Fragmentos de ficción

Habitualmente, y desde hace tiempo, me gusta pensar que mis obras son frutos de un largo deseo de construir las imágenes como un modo de escribir.

¿Por qué escribir? ¿Cómo la imagen como escritura?

Tal vez derivado del gesto del dibujo que se prolonga hacia el desarrollo de unas grafías que no representaban nada inteligible, el impulso de usar las imágenes como escritura se instaló, se fue instalando, como como una creencia y práctica personal.

En una entrevista reciente, aún inédita, relataba:

“Empecé a trabajar, en jornadas de 12 y más horas diarias, y comprendí que ya no tenía muchas ganas de hacer personas ni presentar escenas, y comencé a trabajar básicamente con cierto grafismo, un compulsivo automatismo, y luego allí se sumaron algunas figuras geométricas.

Eran como encadenamientos, rastros de una voluntad narrativa que no encontraba, o no deseaba ningún objeto particular. En algunas aparecía aún alguna pequeña flor, alguna tenue resistencia a abandonar por completo toda representación.” 

Entonces: “Me di cuenta de que había ido madurando un proceso muy lentamente, pero lo importante para mí es que nunca hubo una decisión voluntaria, que no adopté la abstracción por determinados tipos de convicciones, sino que fue simplemente por una cosa del fluir del trabajo y una necesidad de despojamiento, un proceso que me sobrepasaba.

Lo que hice, creo, fue simplemente comenzar a narrar de una manera diferente, pero manteniendo el gesto de la escritura. Ya no se me hacían necesarios los personajes y empecé a ocupar la superficie de la tela de otra manera”.

Continuaba: “Así, siempre ha sido muy fuerte ese vínculo con la narración, con ese gesto de pintar asimilado al fluir de un gesto narrativo.

Lo narrativo hoy se traduce para mí en generar pequeñas formas: es tomar módulos, elegir alguna figura, alguna pequeña conformación geométrica o un simple trazo continuo, y a partir de eso comenzar a inventar para construir un texto visual.

Nunca me sentí un pintor geométrico, apenas si uso una regla y si la uso, la uso después. Primero dibujo a mano, siempre trabajo a pulso. Mi modo es ese: encontrar un módulo y ponerme a hablar a partir y en torno al mismo.

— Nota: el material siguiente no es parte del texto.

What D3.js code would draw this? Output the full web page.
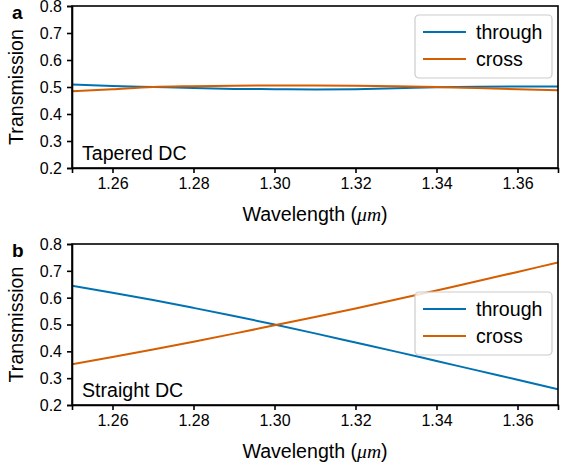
<!DOCTYPE html>
<html>
<head>
<meta charset="utf-8">
<script src="https://cdn.jsdelivr.net/npm/d3@7"></script>
<style>
	body { margin: 0; background: #fff; }
	svg { font-family: "Liberation Sans", Arial, sans-serif; }
	.axis path, .axis line { stroke: #000; stroke-width: 1.6; }
	.axis text { font-size: 16px; fill: #000; }
</style>
</head>
<body>
<svg width="561" height="470"></svg>
<script>
(function() {

	// DATA
	var wavelength = [1.25, 1.26, 1.27, 1.28, 1.29, 1.30, 1.31, 1.32, 1.33, 1.34, 1.35, 1.36, 1.37];

	var taperedThrough = [0.509, 0.504, 0.500, 0.496, 0.493, 0.492, 0.491, 0.492, 0.495, 0.499, 0.501, 0.502, 0.502];
	var taperedCross   = [0.484, 0.492, 0.500, 0.503, 0.505, 0.506, 0.506, 0.505, 0.503, 0.500, 0.496, 0.492, 0.488];

	var straightThrough = [0.644, 0.618, 0.591, 0.562, 0.532, 0.500, 0.467, 0.433, 0.399, 0.364, 0.329, 0.294, 0.259];
	var straightCross   = [0.352, 0.379, 0.407, 0.436, 0.466, 0.497, 0.528, 0.560, 0.593, 0.627, 0.661, 0.696, 0.731];

	var xTicks = [1.26, 1.28, 1.30, 1.32, 1.34, 1.36];
	var yTicks = [0.2, 0.3, 0.4, 0.5, 0.6, 0.7, 0.8];
	var seriesNames = ['through', 'cross'];
	var seriesColors = ['#0072B2', '#D55E00'];

	var panels = [
		{ letter: 'a', label: 'Tapered DC', top: 6, bottom: 168, legendY: 15, series: [taperedThrough, taperedCross] },
		{ letter: 'b', label: 'Straight DC', top: 244, bottom: 405, legendY: 292, series: [straightThrough, straightCross] }
	];

	var left = 72, right = 558;
	var svg = d3.select('svg');

	var x = d3.scaleLinear().domain([1.25, 1.37]).range([left, right]);

	panels.forEach(function(p) {
		var y = d3.scaleLinear().domain([0.2, 0.8]).range([p.bottom, p.top]);
		var g = svg.append('g');

		// clip for lines
		var clipId = 'clip-' + p.letter;
		svg.append('clipPath').attr('id', clipId)
			.append('rect')
			.attr('x', left).attr('y', p.top)
			.attr('width', right - left).attr('height', p.bottom - p.top);

		var line = d3.line()
			.x(function(d, i) { return x(wavelength[i]); })
			.y(function(d) { return y(d); })
			.curve(d3.curveMonotoneX);

		g.append('g').attr('clip-path', 'url(#' + clipId + ')')
			.selectAll('path')
			.data(p.series)
			.enter().append('path')
			.attr('d', line)
			.attr('fill', 'none')
			.attr('stroke', function(d, i) { return seriesColors[i]; })
			.attr('stroke-width', 2);

		// axes
		g.append('g').attr('class', 'axis')
			.attr('transform', 'translate(0,' + p.bottom + ')')
			.call(d3.axisBottom(x).tickValues(xTicks).tickFormat(d3.format('.2f')).tickSizeOuter(0).tickSize(5).tickPadding(4))
			.call(function(a) { a.selectAll('text').attr('dy', '0.78em'); });

		g.append('g').attr('class', 'axis')
			.attr('transform', 'translate(' + left + ',0)')
			.call(d3.axisLeft(y).tickValues(yTicks).tickFormat(d3.format('.1f')).tickSizeOuter(0).tickSize(5).tickPadding(5))
			.call(function(a) { a.selectAll('text').attr('dy', '0.34em'); });

		// frame
		g.append('rect')
			.attr('x', left).attr('y', p.top)
			.attr('width', right - left).attr('height', p.bottom - p.top)
			.attr('fill', 'none').attr('stroke', '#000').attr('stroke-width', 1.6);

		// labels
		g.append('text')
			.attr('transform', 'translate(23,' + ((p.top + p.bottom) / 2) + ')rotate(-90)')
			.attr('text-anchor', 'middle')
			.style('font-size', '19.6px')
			.text('Transmission');

		var xl = g.append('text')
			.attr('x', (left + right) / 2)
			.attr('y', p.bottom + 53)
			.attr('text-anchor', 'middle')
			.style('font-size', '19.6px');
		xl.append('tspan').text('Wavelength (');
		xl.append('tspan').style('font-family', '"Liberation Serif", serif').style('font-style', 'italic').text('\u03bcm');
		xl.append('tspan').text(')');

		g.append('text')
			.attr('x', 12).attr('y', p.top + 13)
			.style('font-size', '19px').style('font-weight', 'bold')
			.text(p.letter);

		g.append('text')
			.attr('x', 82).attr('y', p.bottom - 8)
			.style('font-size', '19.6px')
			.text(p.label);

		// legend
		var lg = g.append('g').attr('transform', 'translate(415,' + p.legendY + ')');
		lg.append('rect')
			.attr('x', 0).attr('y', 0).attr('width', 137).attr('height', 63)
			.attr('rx', 4)
			.attr('fill', 'rgba(255,255,255,0.8)')
			.attr('stroke', '#cccccc').attr('stroke-width', 1.2);
		seriesNames.forEach(function(name, i) {
			var yy = 17 + i * 27;
			lg.append('line')
				.attr('x1', 8).attr('x2', 51).attr('y1', yy).attr('y2', yy)
				.attr('stroke', seriesColors[i]).attr('stroke-width', 2);
			lg.append('text')
				.attr('x', 61).attr('y', yy + 7)
				.style('font-size', '19.6px')
				.text(name);
		});
	});

})()
</script>
</body>
</html>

Y hablar de una manera espontánea e inconsciente, muy en el clima de aquello de que “el lenguaje nos habla”.

Por ello y hasta hoy, la génesis de mis trabajos registra la actitud de alguien que frente al muro, tela o papel comienza a desplegar un discurso que es continuo, que se alimenta de su propia realización, que se prolonga, que titubea, que recomienza, que no acaba nunca.

Que devuelve todo el tiempo a su autor, la sensación y la experiencia de un navegar en el mundo imaginario, que deja, tras de sí, fragmentos de una posibilidad, de muchas posibilidades, de dar forma y realidad a un estado de extensión de un particular modo de estar en el mundo, modo que es inclasificable, imposible de aprehender, difícil incluso de entender.

Escribir imágenes que heredan la necesidad de narrar para dejar aparecer el mundo y el mundo que nos habita, o que tal vez nos habitara si pudiéramos tener y abarcar dimensiones variables, las infinitas posibilidades de un ser urgido por la curiosidad del conocimiento.

El fantasma de la libertad, en cada pliegue de una voluntad incansable, de nuestro deseo permanente de tantear, penetrar, en lo oscuro, lo enorme oscuro que es el pan de cada día.

Las obras se encadenan momentáneamente, para construr este como aquel paisaje provisorio. Nos recuerdan que ha habido un recorrido, que pudo ser otro también. Que no acabó, que las imágenes escritas no pretendieron descifrar nada, ni son un testimonio.

Estas pinturas solo pueden ser, solo desean permanecer, como fragmentos de ficción, de una ficción que refluye quizás como un intenso momento de verdad.

 

Tulio de Sagastizábal, Buenos Aires, septiembre de 2013.

 

Nota:

La entrevista la realizó Kristell Pfeifer para la revista Arte Al Límite, Santiago de Chile, abril de 2013.